DiBella, who opened shop as a promoter in New York after departing HBO in 2000, remembers the young Mayweather as “a star in terms of ability but not in terms of popularity or recognition” – a precocious talent frustrated with the lack of traction he’d made after signing with Arum. As the network and fighter dug in over the contract extension, DiBella suggested they could walk down to Times Square, a one-avenue jaunt from HBO’s midtown Manhattan headquarters, and if people started stopping Mayweather on the street then the network would renegotiate.
Mayweather never did sign the extension but the implication was clear: there is a difference between an elite boxer and an attraction. Just being good at what you do is not enough. One can only speculate where that demonstration fits into the origin story of Money Mayweather, the pantomime-villain persona that Floyd launched after buying himself out from Arum in 2007 for a lump sum of $750,000 and has since leveraged to untold riches.
There is something to be admired about Mayweather’s ascent in a business that has traditionally conspired to exploit and defraud fighters for as long as anyone can remember, in the way he has leveraged his success to rewrite the rules for himself. Nearly all other boxers receive a contracted purse, with their promoters pocketing the rest. Not Mayweather, who has worked with an enigmatic adviser named Al Haymon – a Harvard-educated former concert promoter who obsessively keeps to the shadows – to develop a unique financial structure based on the exchange of upfront risk for back-end profit.
Of course if it was that easy, everyone would do it. Some, such as Adrien Broner, have tried. But Mayweather did not hack the sport because he was brash or cocksure. It happened because he works harder than anybody else, from his impossibly rigorous training sessions to those famous 4am runs. Unlike so many of his fistic brethren who balloon up and down in weight between fights, Mayweather stays in fighting shape all year round; his is a deceptively monastic lifestyle.

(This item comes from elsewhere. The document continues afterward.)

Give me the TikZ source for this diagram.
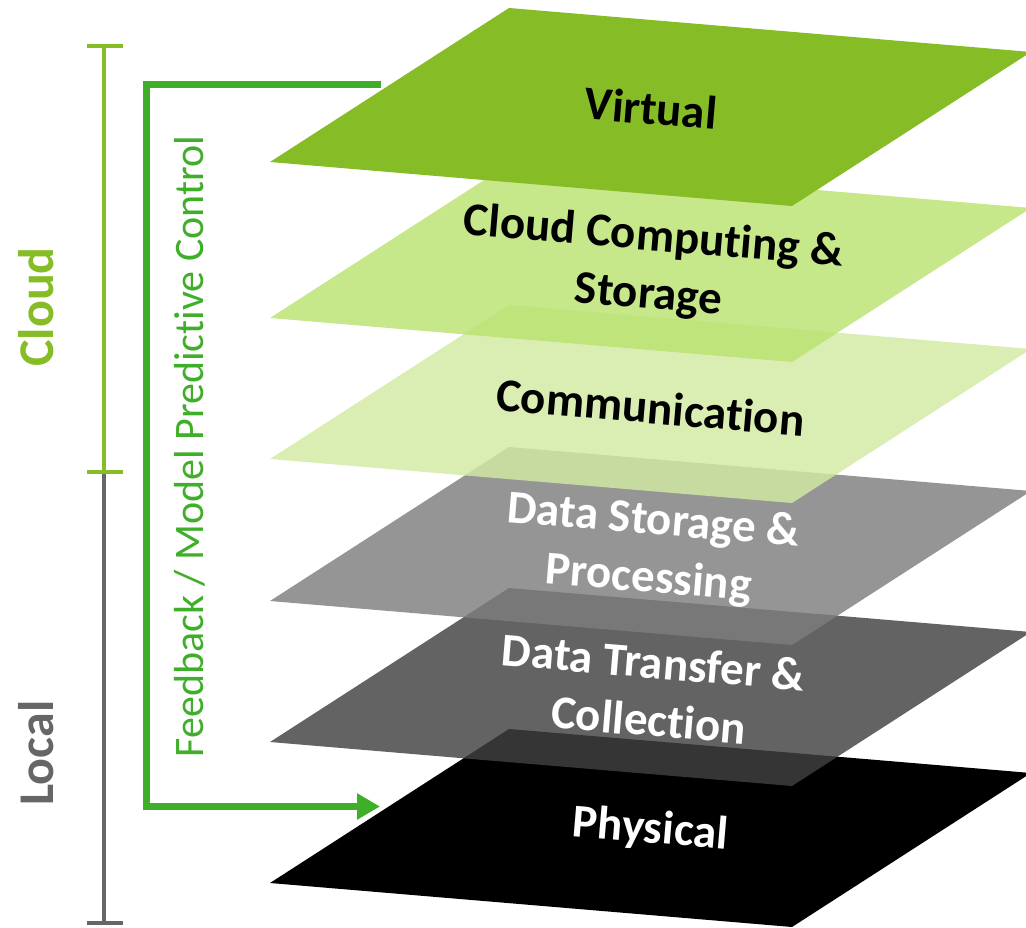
\documentclass[tikz,border=0pt]{standalone}
\usepackage{fontspec}
\setmainfont{Carlito}[Ligatures=NoCommon]
\usetikzlibrary{arrows.meta}

\definecolor{virtualgreen}{RGB}{134,188,37}
\definecolor{cloudfill}{RGB}{185,226,112}
\definecolor{commfill}{RGB}{210,234,162}
\definecolor{storefill}{RGB}{126,126,126}
\definecolor{transferfill}{RGB}{65,65,65}
\definecolor{fbgreen}{RGB}{63,174,41}
\definecolor{localgray}{RGB}{102,102,102}

\tikzset{
  translucent/.style={fill opacity=0.82},
  layerlabel/.style={font=\bfseries\fontsize{47}{58}\selectfont, align=center,
    rotate=-4.8, inner sep=0pt},
  sidelabel/.style={font=\bfseries\fontsize{50}{60}\selectfont, rotate=90,
    anchor=base, inner sep=0pt},
  bracketline/.style={line width=4pt},
  fbarrow/.style={draw=fbgreen, line width=7pt,
    -{Triangle[length=23pt,width=25pt]}},
}

\begin{document}
\begin{tikzpicture}[x=1pt,y=-1pt]
\useasboundingbox (0,0) rectangle (1026,928);
\clip (0,0) rectangle (1026,928);

% stacked planes, bottom to top; each is a parallelogram given by its left corner
% Physical
\fill[black] (270,883) -- ++(239,-154) -- ++(522,44) -- ++(-239,154) -- cycle;
\node[layerlabel, text=white] (physical) at (650.5,830) {Physical};
% Data Transfer & Collection
\fill[transferfill, translucent] (270,742) -- ++(239,-154) -- ++(522,44) -- ++(-239,154) -- cycle;
\node[layerlabel, text=white] (transfer) at (651,691) {Data Transfer \&\\Collection};
% Data Storage & Processing
\fill[storefill, translucent] (270,601) -- ++(239,-154) -- ++(522,44) -- ++(-239,154) -- cycle;
\node[layerlabel, text=white] (storage) at (651,551) {Data Storage \&\\Processing};
% Communication
\fill[commfill, translucent] (270,459) -- ++(239,-154) -- ++(522,44) -- ++(-239,154) -- cycle;
\node[layerlabel, text=black] (comm) at (650.5,407) {Communication};
% Cloud Computing & Storage
\fill[cloudfill, translucent] (270,318) -- ++(239,-154) -- ++(522,44) -- ++(-239,154) -- cycle;
\node[layerlabel, text=black] (cloudcomp) at (651,267) {Cloud Computing \&\\Storage};
% Virtual
\fill[virtualgreen] (270,162) -- ++(239,-154) -- ++(522,44) -- ++(-239,154) -- cycle;
\node[layerlabel, text=black] (virtual) at (651,108) {Virtual};

% Local / Cloud brackets
\coordinate (localtop) at (104,472);
\coordinate (localbot) at (104,923);
\coordinate (cloudtop) at (104,46);
\draw[bracketline, localgray] (localtop) -- (localbot);
\draw[bracketline, localgray] ([xshift=-17pt]localbot) -- ([xshift=19pt]localbot);
\draw[bracketline, virtualgreen] (cloudtop) -- (localtop);
\draw[bracketline, virtualgreen] ([xshift=-17pt]cloudtop) -- ([xshift=19pt]cloudtop);
\draw[bracketline, virtualgreen] ([xshift=-17pt]localtop) -- ([xshift=19pt]localtop);

\node[sidelabel, text=virtualgreen] (cloudlbl) at (53,307) {Cloud};
\node[sidelabel, text=localgray] (locallbl) at (53,753) {Local};

% feedback loop from the virtual layer back to the physical layer
\coordinate (fbstart) at (381,84.5);
\coordinate (fbend) at (380,806.5);
\draw[fbarrow] (fbstart) -- (146.5,84.5) |- (fbend);
\node[rotate=90, anchor=base, inner sep=0pt, text=fbgreen,
  font=\fontsize{42}{50}\selectfont] (fblabel) at (203,446.5)
  {Feedback / Model Predictive Control};
\end{tikzpicture}
\end{document}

So much of Mayweather’s allure hinges on the zero in his loss ledger, that he has never been down or seriously hurt so much as lost a fight as a professional. Not until he turned heel eight years ago did the eight- and nine-figure paydays become the norm. The fact is, more fans will plunk down $99.95 on Saturday night to watch him lose than to watch him win.

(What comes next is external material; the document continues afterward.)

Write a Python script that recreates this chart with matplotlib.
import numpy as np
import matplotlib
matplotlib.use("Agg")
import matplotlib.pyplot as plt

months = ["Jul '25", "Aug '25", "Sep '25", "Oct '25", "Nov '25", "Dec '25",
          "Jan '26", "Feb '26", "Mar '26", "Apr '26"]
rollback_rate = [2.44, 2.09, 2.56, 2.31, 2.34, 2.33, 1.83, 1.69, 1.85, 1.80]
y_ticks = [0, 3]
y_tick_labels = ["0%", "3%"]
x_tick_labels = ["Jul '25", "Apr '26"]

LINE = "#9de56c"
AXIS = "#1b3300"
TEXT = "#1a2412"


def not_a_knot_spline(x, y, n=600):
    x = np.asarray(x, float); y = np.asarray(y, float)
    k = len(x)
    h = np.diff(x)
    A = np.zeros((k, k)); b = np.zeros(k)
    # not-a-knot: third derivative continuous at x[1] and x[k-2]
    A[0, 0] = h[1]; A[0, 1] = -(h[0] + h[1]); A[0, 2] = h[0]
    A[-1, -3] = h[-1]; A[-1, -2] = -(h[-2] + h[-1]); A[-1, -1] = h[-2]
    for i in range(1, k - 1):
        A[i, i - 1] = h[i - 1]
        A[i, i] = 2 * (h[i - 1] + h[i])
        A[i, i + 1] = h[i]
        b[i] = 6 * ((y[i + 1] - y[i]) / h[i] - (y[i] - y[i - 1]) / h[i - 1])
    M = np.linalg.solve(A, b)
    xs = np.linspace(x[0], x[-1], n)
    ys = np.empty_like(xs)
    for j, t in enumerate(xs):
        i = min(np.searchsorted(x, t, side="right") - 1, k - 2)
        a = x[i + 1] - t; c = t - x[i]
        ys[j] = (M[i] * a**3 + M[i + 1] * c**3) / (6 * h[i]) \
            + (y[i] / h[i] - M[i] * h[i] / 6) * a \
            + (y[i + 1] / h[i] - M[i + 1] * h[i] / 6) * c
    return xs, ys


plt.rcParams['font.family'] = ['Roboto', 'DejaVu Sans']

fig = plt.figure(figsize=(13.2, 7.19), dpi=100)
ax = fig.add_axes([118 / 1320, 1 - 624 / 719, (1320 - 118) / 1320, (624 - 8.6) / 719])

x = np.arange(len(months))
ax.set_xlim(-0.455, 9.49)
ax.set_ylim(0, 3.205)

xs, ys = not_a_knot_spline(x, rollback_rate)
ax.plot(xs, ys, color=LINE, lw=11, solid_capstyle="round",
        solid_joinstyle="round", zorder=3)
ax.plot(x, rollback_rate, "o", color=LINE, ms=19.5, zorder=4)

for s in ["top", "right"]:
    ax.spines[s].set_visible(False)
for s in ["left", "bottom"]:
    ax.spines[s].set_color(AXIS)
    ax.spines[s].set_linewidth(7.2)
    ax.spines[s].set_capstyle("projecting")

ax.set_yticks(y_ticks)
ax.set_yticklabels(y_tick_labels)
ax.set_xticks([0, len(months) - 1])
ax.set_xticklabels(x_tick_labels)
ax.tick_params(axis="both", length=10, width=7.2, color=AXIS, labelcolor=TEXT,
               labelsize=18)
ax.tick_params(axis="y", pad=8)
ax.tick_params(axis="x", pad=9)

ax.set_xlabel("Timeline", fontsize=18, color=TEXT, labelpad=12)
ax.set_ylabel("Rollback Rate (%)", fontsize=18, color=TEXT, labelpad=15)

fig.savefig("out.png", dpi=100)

They are almost certain to come away disappointed. Mayweather spent his boxing career so far ahead of everyone else it was embarrassing. The proverbial “puncher’s chance” that is McGregor’s best hope is never less meaningful then against a slippery technician such as Floyd.
No, this is yet another first for Mayweather: a valedictory lap for a fighter. Happy endings such as these are as rare as it gets in this cruel trade. As goes the timeworn chestnut: you don’t retire from boxing, boxing retires you. The decline is almost never gradual. The night when it becomes evident that a fighter no longer has what it takes to compete at the highest level it is often wildly brutal and dramatic, it is not signified by something as harmless as shooting 20% from the field or completing 10-of-35 passes with four interceptions.
When it’s gone for a fighter, they find themselves positioned across from a very dangerous individual who is trying to hurt them. It is a life-threatening situation.
Perhaps that is the fate that awaits Mayweather on Saturday night but the possibility is so astronomically remote that it is barely worth discussing. Instead, even if you despise the man and what he represents, it is time to doff your cap and send him on his way. The last laugh is Floyd’s – and surely he has earned it.
“I still find it remarkable that this cocky little f**ker, he was right,” DiBella said, with a laugh. “It’s nearly 20 years later and this kid still hasn’t lost and he’s amassed the biggest fortune that any fighter ever has in boxing.”